--- Required task ---
Identify each line containing the word "matplotlib" and copy it.

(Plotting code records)

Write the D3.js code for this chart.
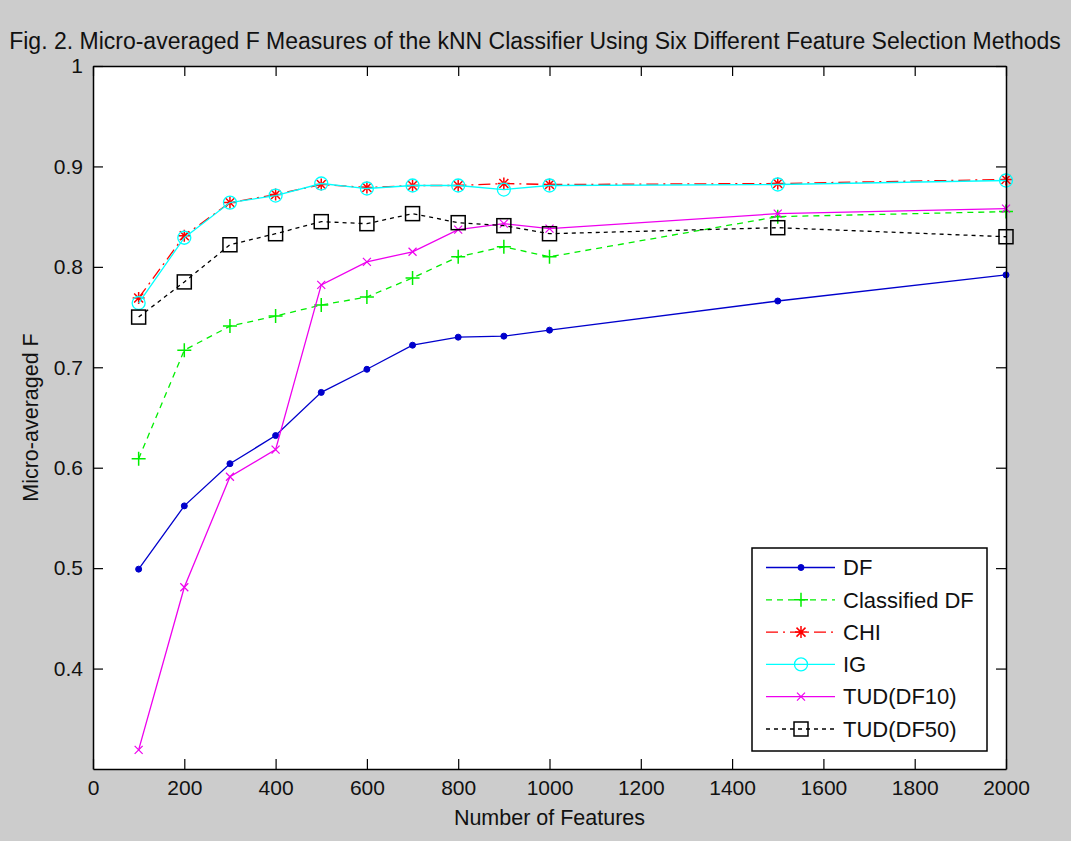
<!DOCTYPE html>
<html>
<head>
<meta charset="utf-8">
<script src="https://cdn.jsdelivr.net/npm/d3@7"></script>
<style>
  body { margin: 0; background: #cccccc; }
  svg { display: block; }
  text { font-family: Arial, "Liberation Sans", sans-serif; }
</style>
</head>
<body>
<svg id="screen" width="1071" height="841"></svg>
<script>
var features = [100, 200, 300, 400, 500, 600, 700, 800, 900, 1000, 1500, 2000]
var dfVals = [0.499, 0.562, 0.604, 0.632, 0.675, 0.698, 0.722, 0.730, 0.731, 0.737, 0.766, 0.792]
var classifiedDfVals = [0.609, 0.717, 0.741, 0.751, 0.762, 0.770, 0.789, 0.810, 0.820, 0.810, 0.850, 0.855]
var chiVals = [0.769, 0.831, 0.864, 0.872, 0.882, 0.879, 0.881, 0.881, 0.883, 0.882, 0.883, 0.887]
var igVals = [0.764, 0.829, 0.864, 0.871, 0.883, 0.878, 0.881, 0.881, 0.877, 0.881, 0.882, 0.886]
var tud10Vals = [0.319, 0.481, 0.591, 0.618, 0.782, 0.805, 0.815, 0.837, 0.843, 0.838, 0.853, 0.858]
var tud50Vals = [0.750, 0.785, 0.822, 0.833, 0.845, 0.843, 0.853, 0.844, 0.841, 0.833, 0.839, 0.830]

var seriesNames = ["DF", "Classified DF", "CHI", "IG", "TUD(DF10)", "TUD(DF50)"]
var xTicks = [0, 200, 400, 600, 800, 1000, 1200, 1400, 1600, 1800, 2000]
var yTicks = [0.4, 0.5, 0.6, 0.7, 0.8, 0.9, 1]

var titleText = "Fig. 2. Micro-averaged F Measures of the kNN Classifier Using Six Different Feature Selection Methods"

var series = [
  {name: seriesNames[0], values: dfVals, color: "#0000cc", dash: null, marker: "dot"},
  {name: seriesNames[1], values: classifiedDfVals, color: "#00ee00", dash: "6,5", marker: "plus"},
  {name: seriesNames[2], values: chiVals, color: "#ff0000", dash: "12,5,2,5", marker: "star"},
  {name: seriesNames[3], values: igVals, color: "#00ffff", dash: null, marker: "circle"},
  {name: seriesNames[4], values: tud10Vals, color: "#ee00ee", dash: null, marker: "x"},
  {name: seriesNames[5], values: tud50Vals, color: "#000000", dash: "4,4", marker: "square"}
]

var svg = d3.select("#screen")
var margin = {top: 66, bottom: 72, left: 93, right: 65}
var width = 1071 - margin.left - margin.right
var height = 841 - margin.top - margin.bottom

var xScale = d3.scaleLinear().domain([0, 2000]).range([margin.left, margin.left + width])
var yScale = d3.scaleLinear().domain([0.3, 1]).range([margin.top + height, margin.top])

svg.append("rect")
  .attr("x", margin.left)
  .attr("y", margin.top)
  .attr("width", width)
  .attr("height", height)
  .attr("fill", "white")

function drawMarker(g, type, color) {
  if (type == "dot") {
    g.append("circle").attr("r", 3).attr("fill", color).attr("stroke", color)
  } else if (type == "plus") {
    g.append("path").attr("d", "M-7,0H7M0,-7V7").attr("stroke", color).attr("stroke-width", 1.5).attr("fill", "none")
  } else if (type == "star") {
    g.append("path").attr("d", "M-6,0H6M0,-6V6M-4.5,-4.5L4.5,4.5M-4.5,4.5L4.5,-4.5")
      .attr("stroke", color).attr("stroke-width", 1.5).attr("fill", "none")
  } else if (type == "circle") {
    g.append("circle").attr("r", 6.5).attr("fill", "none").attr("stroke", color).attr("stroke-width", 1.3)
  } else if (type == "x") {
    g.append("path").attr("d", "M-4,-4L4,4M-4,4L4,-4").attr("stroke", color).attr("stroke-width", 1.2).attr("fill", "none")
  } else if (type == "square") {
    g.append("rect").attr("x", -7).attr("y", -7).attr("width", 14).attr("height", 14)
      .attr("fill", "none").attr("stroke", color).attr("stroke-width", 1.5)
  }
}

var line = d3.line()
  .x(function (d, i) { return xScale(features[i]) })
  .y(function (d) { return yScale(d) })

var linesGroup = svg.append("g").attr("id", "linesGroup")

series.forEach(function (s) {
  linesGroup.append("path")
    .datum(s.values)
    .attr("d", line)
    .attr("fill", "none")
    .attr("stroke", s.color)
    .attr("stroke-width", 1.3)
    .attr("stroke-dasharray", s.dash)

  s.values.forEach(function (v, i) {
    var g = linesGroup.append("g")
      .attr("transform", "translate(" + xScale(features[i]) + "," + yScale(v) + ")")
    drawMarker(g, s.marker, s.color)
  })
})

// axes, ticks pointing inward on all four sides
var xAxis = svg.append("g")
  .attr("transform", "translate(0," + (margin.top + height) + ")")
  .call(d3.axisBottom(xScale).tickValues(xTicks).tickSizeInner(-10).tickSizeOuter(0).tickPadding(11)
    .tickFormat(d3.format("d")))
var xAxisTop = svg.append("g")
  .attr("transform", "translate(0," + margin.top + ")")
  .call(d3.axisTop(xScale).tickValues(xTicks).tickSizeInner(-10).tickSizeOuter(0).tickFormat(""))
var yAxis = svg.append("g")
  .attr("transform", "translate(" + margin.left + ",0)")
  .call(d3.axisLeft(yScale).tickValues(yTicks).tickSizeInner(-10).tickSizeOuter(0).tickPadding(10)
    .tickFormat(function (d) { return d == 1 ? "1" : d3.format(".1f")(d) }))
var yAxisRight = svg.append("g")
  .attr("transform", "translate(" + (margin.left + width) + ",0)")
  .call(d3.axisRight(yScale).tickValues(yTicks).tickSizeInner(-10).tickSizeOuter(0).tickFormat(""))

svg.selectAll(".domain").attr("stroke", "black").attr("stroke-width", 1.5)
svg.selectAll(".tick line").attr("stroke", "black").attr("stroke-width", 1.2)
svg.selectAll(".tick text").attr("fill", "#111").style("font-size", "21px")

svg.append("text")
  .attr("x", 535)
  .attr("y", 49)
  .attr("text-anchor", "middle")
  .style("font-size", "23px")
  .attr("fill", "#111")
  .text(titleText)

svg.append("text")
  .attr("x", margin.left + width / 2)
  .attr("y", 825)
  .attr("text-anchor", "middle")
  .style("font-size", "21.5px")
  .attr("fill", "#111")
  .text("Number of Features")

svg.append("text")
  .attr("transform", "translate(38," + (margin.top + height / 2) + ") rotate(-90)")
  .attr("text-anchor", "middle")
  .style("font-size", "21.5px")
  .attr("fill", "#111")
  .text("Micro-averaged F")

var legend = svg.append("g").attr("id", "legend")
legend.append("rect")
  .attr("x", 752)
  .attr("y", 548)
  .attr("width", 235)
  .attr("height", 203)
  .attr("fill", "white")
  .attr("stroke", "black")
  .attr("stroke-width", 1.5)

series.forEach(function (s, i) {
  var ly = 567.5 + i * 32.3
  legend.append("line")
    .attr("x1", 766).attr("x2", 835)
    .attr("y1", ly).attr("y2", ly)
    .attr("stroke", s.color)
    .attr("stroke-width", 1.3)
    .attr("stroke-dasharray", s.dash)
  var g = legend.append("g").attr("transform", "translate(801," + ly + ")")
  drawMarker(g, s.marker, s.color)
  legend.append("text")
    .attr("x", 843)
    .attr("y", ly)
    .attr("dy", "0.35em")
    .style("font-size", "22px")
    .attr("fill", "#111")
    .text(s.name)
})
</script>
</body>
</html>
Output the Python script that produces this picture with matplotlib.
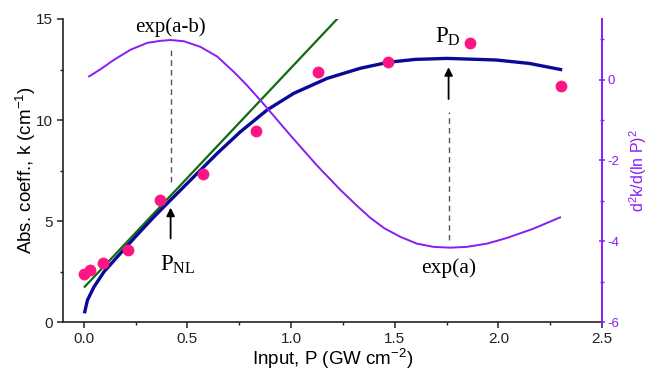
import matplotlib
matplotlib.use("Agg")
import matplotlib.pyplot as plt
from matplotlib.ticker import MultipleLocator

plt.rcParams['font.family'] = ['Liberation Sans', 'DejaVu Sans']
plt.rcParams['axes.unicode_minus'] = False

# measured data points
pts_x = [0.00, 0.03, 0.095, 0.215, 0.37, 0.577, 0.833, 1.13, 1.47, 1.864, 2.30]
pts_k = [2.36, 2.57, 2.94, 3.56, 6.04, 7.33, 9.46, 12.39, 12.89, 13.83, 11.68]

# fitted curve k(P)
fit_x = [0.005, 0.018, 0.05, 0.098, 0.162, 0.242, 0.339, 0.419, 0.531, 0.644,
         0.756, 0.885, 1.013, 1.174, 1.334, 1.47, 1.60, 1.752, 1.99, 2.15, 2.30]
fit_k = [0.51, 1.09, 1.75, 2.49, 3.23, 4.14, 5.21, 6.04, 7.19, 8.35,
         9.42, 10.50, 11.32, 12.06, 12.56, 12.86, 13.00, 13.05, 12.97, 12.80, 12.50]

# linear (low-intensity) fit
lin_x = [0.005, 1.25]
lin_k = [1.75, 15.3]

# second derivative d2k/d(lnP)^2
d2_x = [0.026, 0.082, 0.146, 0.226, 0.307, 0.371, 0.419, 0.483, 0.563, 0.644,
        0.724, 0.789, 0.857, 0.997, 1.126, 1.238, 1.326, 1.382, 1.45, 1.527,
        1.607, 1.687, 1.768, 1.848, 1.945, 2.041, 2.169, 2.298]
d2_y = [0.08, 0.26, 0.49, 0.74, 0.91, 0.96, 0.98, 0.95, 0.81, 0.57,
        0.19, -0.15, -0.54, -1.38, -2.13, -2.73, -3.16, -3.42, -3.68, -3.89,
        -4.06, -4.14, -4.16, -4.14, -4.06, -3.92, -3.69, -3.41]

P_NL = 0.419
P_D = 1.76

fig = plt.figure(figsize=(6.51, 3.71), dpi=100)
ax = fig.add_axes([0.0968, 0.132, 0.8279, 0.8168])
ax2 = ax.twinx()

purple = '#8A1CF5'
ax.plot(lin_x, lin_k, color='#0F6B0F', lw=1.6, zorder=3)
ax.plot(fit_x, fit_k, color='#0A0A96', lw=2.4, zorder=4)
ax.plot(pts_x, pts_k, 'o', color='#FF1484', ms=8.5, mec='none', zorder=5)
ax2.plot(d2_x, d2_y, color=purple, lw=1.4)

ax.set_xlim(-0.1, 2.5)
ax.set_ylim(0, 15)
ax2.set_ylim(-6, 1.5)

ax.xaxis.set_major_locator(MultipleLocator(0.5))
ax.xaxis.set_minor_locator(MultipleLocator(0.25))
ax.yaxis.set_major_locator(MultipleLocator(5))
ax.yaxis.set_minor_locator(MultipleLocator(2.5))
ax2.yaxis.set_major_locator(MultipleLocator(2))
ax2.yaxis.set_minor_locator(MultipleLocator(1))

for a in (ax, ax2):
    a.spines['top'].set_visible(False)
ax.spines['right'].set_visible(False)
ax2.spines['left'].set_visible(False)
ax2.spines['bottom'].set_visible(False)
ax2.spines['right'].set_color(purple)
ax2.spines['right'].set_linewidth(1.4)
ax.spines['left'].set_linewidth(1.2)
ax.spines['bottom'].set_linewidth(1.2)
ax.spines['left'].set_color('#222222')
ax.spines['bottom'].set_color('#222222')

ax.tick_params(which='major', direction='out', length=4, width=1.1, labelsize=11,
               colors='#222222', pad=3)
ax.tick_params(which='minor', direction='out', length=2.5, width=1.0, colors='#222222')
ax2.tick_params(which='major', direction='inout', length=5, width=1.1, labelsize=9.5,
                colors=purple, pad=1.5)
ax2.tick_params(which='minor', direction='inout', length=3.5, width=1.0, colors=purple)

ax.set_xlabel(r'Input, P (GW cm$^{\mathregular{-2}}$)', fontsize=13.5, labelpad=0)
ax.set_ylabel(r'Abs. coeff., k (cm$^{\mathregular{-1}}$)', fontsize=13.5, labelpad=-1)
ax2.set_ylabel(r'd$^{\mathregular{2}}$k/d(ln P)$^{\mathregular{2}}$', fontsize=11.5,
               color=purple, labelpad=6)

serif = 'Liberation Serif'
# P_NL annotations
ax.plot([P_NL, P_NL], [6.93, 13.5], ls=(0, (4, 3)), color='#555555', lw=1.0)
ax.annotate('', xy=(P_NL, 5.8), xytext=(P_NL, 4.0),
            arrowprops=dict(arrowstyle='-|>', color='black', lw=1.3, mutation_scale=12))
ax.text(P_NL, 14.6, 'exp(a-b)', family=serif, fontsize=15, ha='center', va='center')
ax.text(0.455, 2.85, r'$\mathregular{P_{NL}}$', family=serif, fontsize=16.5,
        ha='center', va='center')

# P_D annotations
ax.plot([P_D, P_D], [4.06, 10.4], ls=(0, (4, 3)), color='#555555', lw=1.0)
ax.annotate('', xy=(P_D, 12.75), xytext=(P_D, 10.9),
            arrowprops=dict(arrowstyle='-|>', color='black', lw=1.3, mutation_scale=12))
ax.text(P_D, 2.65, 'exp(a)', family=serif, fontsize=15.5, ha='center', va='center')
ax.text(1.755, 14.1, r'$\mathregular{P_{D}}$', family=serif, fontsize=16.5,
        ha='center', va='center')

fig.savefig('out.png', dpi=100)
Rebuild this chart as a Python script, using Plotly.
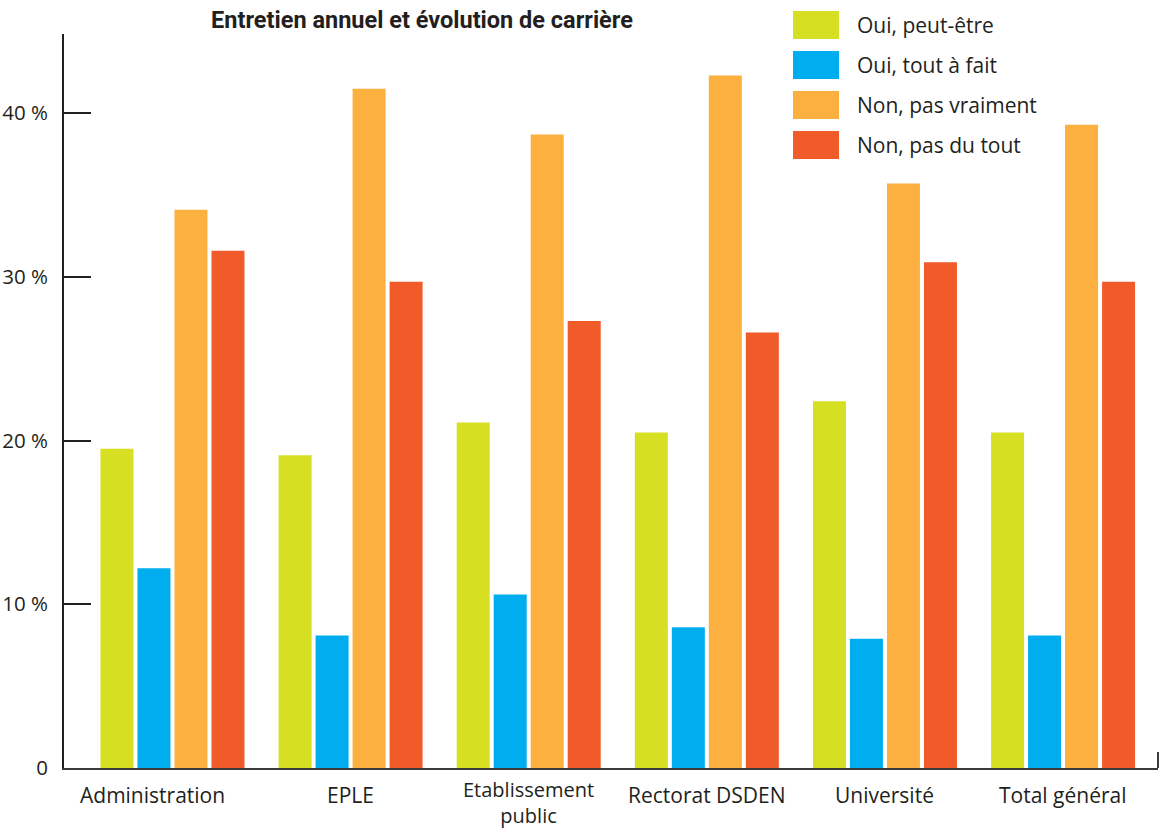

--- Written solution ---
Output the Python script that produces this picture with matplotlib.
import matplotlib
matplotlib.use("Agg")
import matplotlib.pyplot as plt
from matplotlib.ticker import MultipleLocator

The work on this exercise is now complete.